The introduction of a 'no fly zone' over Libya has led to plenty of debate within our local party. Ian Dixon our candidate in Kenley ward has composed the following piece. Ian is the Chair of Peace News and Housmans Bookshop. In 1960 he was a founding member the British anti-war group the Committee of 100.

We all know that the US military/corporate complex sticks its snout only into areas where there is a pay off in terms of strategic military power or loot from oil, lucrative contracts etc. It is not a question of cynicism it is a realistic assessment of the nature of power. We all know that dictators are only bad when they threaten our governments’ interests. If they are aligned with “us” then they can slaughter as many of the people as they think fit – usually with our assistance.

Who sold Gadaffi the arms in the first place? – Western governments. Are we now asking these same govts to intervene in some altruistic way to save the Libyan people? These are the, merchants of death we are talking about – the guys who gladly sell arms to both sides in a conflict, and when the country is smashed to pieces they send in contractors to earn fortunes at the expense of the local people.

Do you really trust them to limit operations to preventative flights to stop Gadaffi strafing his own people.

To me this beggars belief. Yes Libya has oil and the US and Europe will do anything, kill anyone to get it cheap.

If the No Fly zone happens the powers that be will then say that they need to hit Gadaffi’s air power at source on the airfields , then in the industrial targets. Before we know it we will have a third (or is it fourth) war on our hands with all the pseudo patriotic and military claptrap propaganda that we have been enduring over recent years. At the end there will be another devastated country that needs “US expertise and personnel” to rebuild, and one that has another puppet government warmly supportive of the Nato and the US.

Yes, of course, we need to support the Libyan people, directly where we can but also by campaigning more intensely against the arms trade and by exposing the true nature our aggressive governments.

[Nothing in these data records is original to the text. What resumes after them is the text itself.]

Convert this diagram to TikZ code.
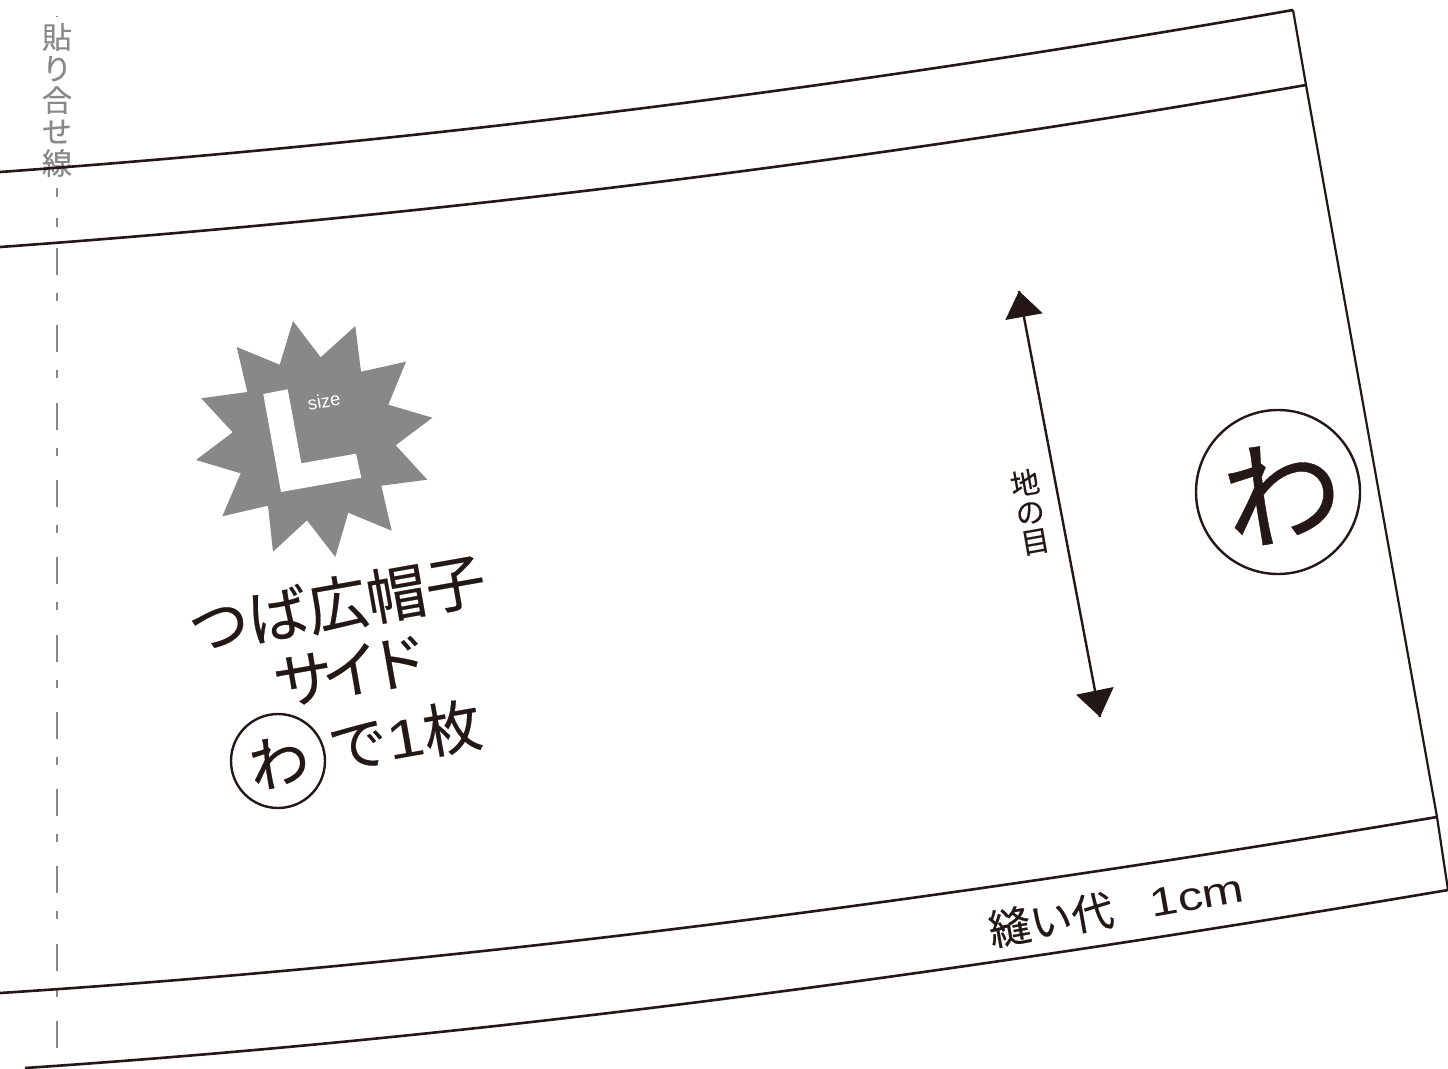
\documentclass[tikz,border=0pt]{standalone}
\usepackage{fontspec}
\setmainfont[FakeBold=0.35]{Noto Sans CJK JP}
\newfontfamily\latinf{Liberation Sans}
\newfontfamily\widef[FakeStretch=1.25]{Liberation Sans}
\definecolor{ink}{HTML}{231815}
\definecolor{guide}{HTML}{888888}
\tikzset{
  outline/.style={draw=ink,line width=2.6pt},
  sideline/.style={draw=ink,line width=2.2pt},
  guideline/.style={draw=guide,line width=2.4pt,dash pattern=on 27pt off 18pt on 8pt off 24.3pt},
  guidepiece/.style={draw=guide,line width=2.4pt},
  jp/.style={text=ink,inner sep=0pt,rotate=10,align=center},
}
\begin{document}
\begin{tikzpicture}[x=1pt,y=-1pt]
\useasboundingbox (0,0) rectangle (1448,1068);
\fill[white] (0,0) rectangle (1448,1068);
% paste line
\coordinate (gtop) at (57,248);
\coordinate (gbot) at (57,1050);
\path[guideline] (gtop) -- (gbot);
\draw[guidepiece] (57,15.5) -- (57,16.5) (57,188) -- (57,197) (57,218) -- (57,226.5);
\node[text=guide,inner sep=0pt,font=\fontsize{30}{31.5}\selectfont,align=center] (paste) at (57,100) {貼\\り\\合\\せ\\線};
% pattern outline
\coordinate (a1) at (0,172);
\coordinate (a2) at (1293,10);
\coordinate (b1) at (0,247);
\coordinate (b2) at (1306,85);
\coordinate (c1) at (0,993);
\coordinate (c2) at (1437,817);
\coordinate (d1) at (25,1068);
\coordinate (d2) at (1448,890);
\draw[outline] (a1) .. controls (430,141) and (860,86) .. (a2);
\draw[outline] (b1) .. controls (430,216) and (870,161) .. (b2);
\draw[outline] (c1) .. controls (480,962) and (960,897) .. (c2);
\draw[outline] (d1) .. controls (500,1036) and (970,971) .. (d2);
\draw[sideline] (a2) -- (b2) -- (c2) -- (d2);
% star
\fill[guide] (293,321) -- (320.7,357.3) -- (355.3,326) -- (361,371.7) -- (406,361.7) -- (388.3,404.7) -- (432.3,417.7) -- (395.7,445.3) -- (427.3,479.7) -- (381.3,485.7) -- (391.7,530.7) -- (348.3,512.7) -- (335.3,557) -- (307,520.3) -- (273,551.7) -- (268,505.7) -- (222.3,516.3) -- (240.7,473.3) -- (196,460) -- (232.7,432.3) -- (201.3,398.3) -- (247.3,392) -- (236.7,347) -- (279.7,364.7) -- cycle;
\fill[white] (263.3,394) -- (287.7,389.3) -- (301.3,463.3) -- (356,453.7) -- (361.3,477.7) -- (281,492) -- cycle;
\node[text=white,inner sep=0pt,rotate=10,font=\latinf\fontsize{18.5}{18.5}\selectfont] (size) at (324,401) {size};
% title
\node[jp,font=\fontsize{60}{60}\selectfont] (t1) at (337,604) {つば広帽子};
\node[jp,font=\fontsize{60}{60}\selectfont] (t2) at (351,671) {サ\hspace{-0.2em}イ\hspace{-0.2em}ド};
\node[jp,font=\fontsize{58}{58}\selectfont] (t3) at (405,736) {で{\widef\fontsize{54}{54}\selectfont 1}枚};
\node[draw=ink,line width=2.4pt,circle,minimum size=94pt,inner sep=0pt] (wa1) at (278,761) {};
\node[jp,font=\fontsize{60}{60}\selectfont] (wa1t) at (279,762) {わ};
% big wa
\node[draw=ink,line width=2.4pt,circle,minimum size=164pt,inner sep=0pt] (wa2) at (1278,492) {};
\node[jp,font=\fontsize{118}{118}\selectfont] (wa2t) at (1282,492) {わ};
% grain arrow
\coordinate (g1) at (1019,291);
\coordinate (g2) at (1100,717);
\draw[ink,line width=2.4pt] (g1) -- (g2);
\fill[ink] (g1) -- (1042.7,313.3) -- (1005.3,320) -- cycle;
\fill[ink] (g2) -- (1076,694.7) -- (1113.7,687) -- cycle;
\node[jp,font=\fontsize{29}{29.5}\selectfont] (grain) at (1030,512) {地\\の\\目};
% seam
\node[jp,font=\fontsize{42}{42}\selectfont] (seam) at (1116,908) {縫い代\hspace{0.9em}{\widef\fontsize{40}{40}\selectfont 1cm}};
\end{tikzpicture}
\end{document}
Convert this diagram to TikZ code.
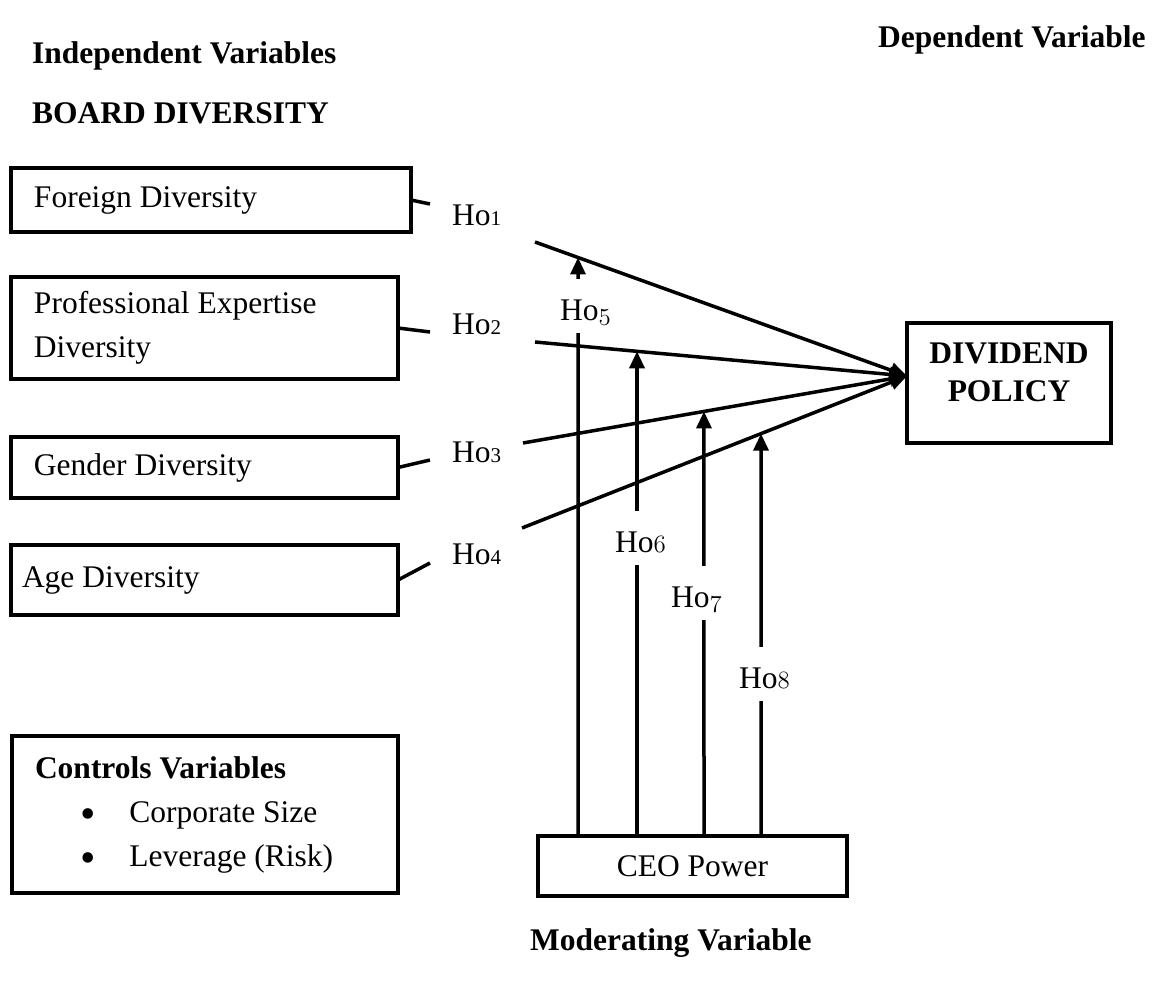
\documentclass[tikz,border=0pt]{standalone}
\usepackage{fontspec}
\setmainfont{Liberation Serif}
\usetikzlibrary{arrows.meta}
\newcommand\hnum[1]{{\fontsize{21}{21}\selectfont #1}}
\newcommand\onum[1]{{\fontsize{27}{27}\usefont{OML}{lmm}{m}{it}#1}}
\newcommand\bul{{\fontsize{44}{0}\selectfont\raisebox{-6pt}{\textbullet}}}
\tikzset{
	varbox/.style={draw, line width=3.5pt, anchor=north west, outer sep=0pt, align=flush left, inner ysep=0pt,
		execute at begin node={\spaceskip=0pt\xspaceskip=0pt}},
	title/.style={font=\fontsize{31.5}{38}\selectfont\bfseries, anchor=base west, inner sep=0pt},
	hlab/.style={anchor=base west, inner sep=0pt},
	mlab/.style={anchor=base west, fill=white, inner xsep=2pt, inner ysep=0pt, text height=41pt, text depth=13pt},
	link/.style={line width=3.5pt},
	effect/.style={line width=3.5pt, -{Triangle[length=17pt,width=15pt]}}
}
\begin{document}
\begin{tikzpicture}[x=1pt, y=-1pt, font=\fontsize{31.5}{44}\selectfont]
			%%%%% START %%%%%
			\useasboundingbox (0,0) rectangle (1163,988);
			
			\node[title] (indep) at (32,63) {Independent Variables};
			\node[title] (board) at (32,123) {BOARD DIVERSITY};
			\node[title] (dep) at (878,47) {Dependent Variable};
			\node[title] (moder) at (530,950) {Moderating Variable};
			
			\node[varbox, text width=354pt, inner xsep=23pt, minimum height=64pt] (fd) at (11,168) {Foreign Diversity};
			\node[varbox, text width=341pt, inner xsep=23pt, minimum height=102pt] (pe) at (11,277) {Professional Expertise\\Diversity};
			\node[varbox, text width=341pt, inner xsep=23pt, minimum height=61pt] (gd) at (11,437) {Gender Diversity};
			\node[varbox, text width=365pt, inner xsep=11pt, minimum height=70pt] (ad) at (11,545) {Age Diversity};
			
			\node[varbox, text width=340pt, inner xsep=23pt, minimum height=157pt] (ctrl) at (12,736) {\textbf{Controls Variables}\\\hspace*{45pt}\bul\hspace*{34pt}Corporate Size\\\hspace*{45pt}\bul\hspace*{34pt}Leverage (Risk)};
			
			\node[varbox, minimum width=309pt, minimum height=60pt, align=center] (ceo) at (538,836) {CEO Power};
			\node[varbox, minimum width=204pt, minimum height=120pt] (dp) at (907,323) {};
			\node[title, anchor=north, align=center] (dptext) at (1009,343) {DIVIDEND\\POLICY};
			\coordinate (dpin) at ([yshift=7pt]dp.west);
			
			\node[hlab] (h1) at (452,225) {Ho\hnum{1}};
			\node[hlab] (h2) at (452,334) {Ho\hnum{2}};
			\node[hlab] (h3) at (452,462) {Ho\hnum{3}};
			\node[hlab] (h4) at (452,564) {Ho\hnum{4}};
			
			\coordinate (s1) at (430,204);
			\coordinate (s2) at (430,332);
			\coordinate (s3) at (430,460);
			\coordinate (s4) at (430,563);
			\coordinate (e1) at (535,242);
			\coordinate (e2) at (535,342);
			\coordinate (e3) at (523,443);
			\coordinate (e4) at (522,528);
			
			\draw[link] (fd.east) -- (s1);
			\draw[link] (pe.east) -- (s2);
			\draw[link] (gd.east) -- (s3);
			\draw[link] (ad.east) -- (s4);
			
			\draw[effect] (e1) -- (dpin);
			\draw[effect] (e2) -- (dpin);
			\draw[effect] (e3) -- (dpin);
			\draw[effect] (e4) -- (dpin);
			
			\coordinate (t5) at (578,0);
			\coordinate (t6) at (637,0);
			\coordinate (t7) at (704,0);
			\coordinate (t8) at (761,0);
			\coordinate (b5) at (ceo.north -| t5);
			\coordinate (b6) at (ceo.north -| t6);
			\coordinate (b7) at (ceo.north -| t7);
			\coordinate (b8) at (ceo.north -| t8);
			
			\draw[effect] (b5) -- (intersection of e1--dpin and b5--t5);
			\draw[effect] (b6) -- (intersection of e2--dpin and b6--t6);
			\draw[effect] (b7) -- (intersection of e3--dpin and b7--t7);
			\draw[effect] (b8) -- (intersection of e4--dpin and b8--t8);
			
			\node[mlab] (h5) at (558,320) {Ho\onum{5}};
			\node[mlab] (h6) at (613,552) {Ho\onum{6}};
			\node[mlab] (h7) at (669,607) {Ho\onum{7}};
			\node[mlab] (h8) at (737,688) {Ho\onum{8}};
			%%%%% END %%%%%
\end{tikzpicture}
\end{document}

Sorry if the language is intemperate but as I get older I find my patience with the view that somehow we live in a humane society where nice uncompromised UN guys with lovely blue berets gently restrain the nasty people. This failure to address the real nature of power is, in my view, one of the biggest psychological barriers to real social change.

If I can draw a final comparison which is relevant I wonder how many are familiar with the story of the Peasants’ Revolt. After the Black Death the labour force was decimated and through scarcity acquired real bargaining power. Under watt Tyler’s leadership a peasant army cornered the King in London and demanded freedoms that were totally revolutionary. The rebellion, however, was subject to a fatal ideological flaw. Watt and his mates thought the King was a nice guy who was surrounded by a bunch of less chivalrous barons and knights who were the bad guys who day to day enforced the supremacy of the ruling class. So when the King said he accepted the demands and shouted to the crowd to join him in Clerkenwell (or was it Camberwell?) they followed him only to find when they got there that it was not to sign a new charter or Rights but to be surrounded by the King’s formidable bowmen and surrender.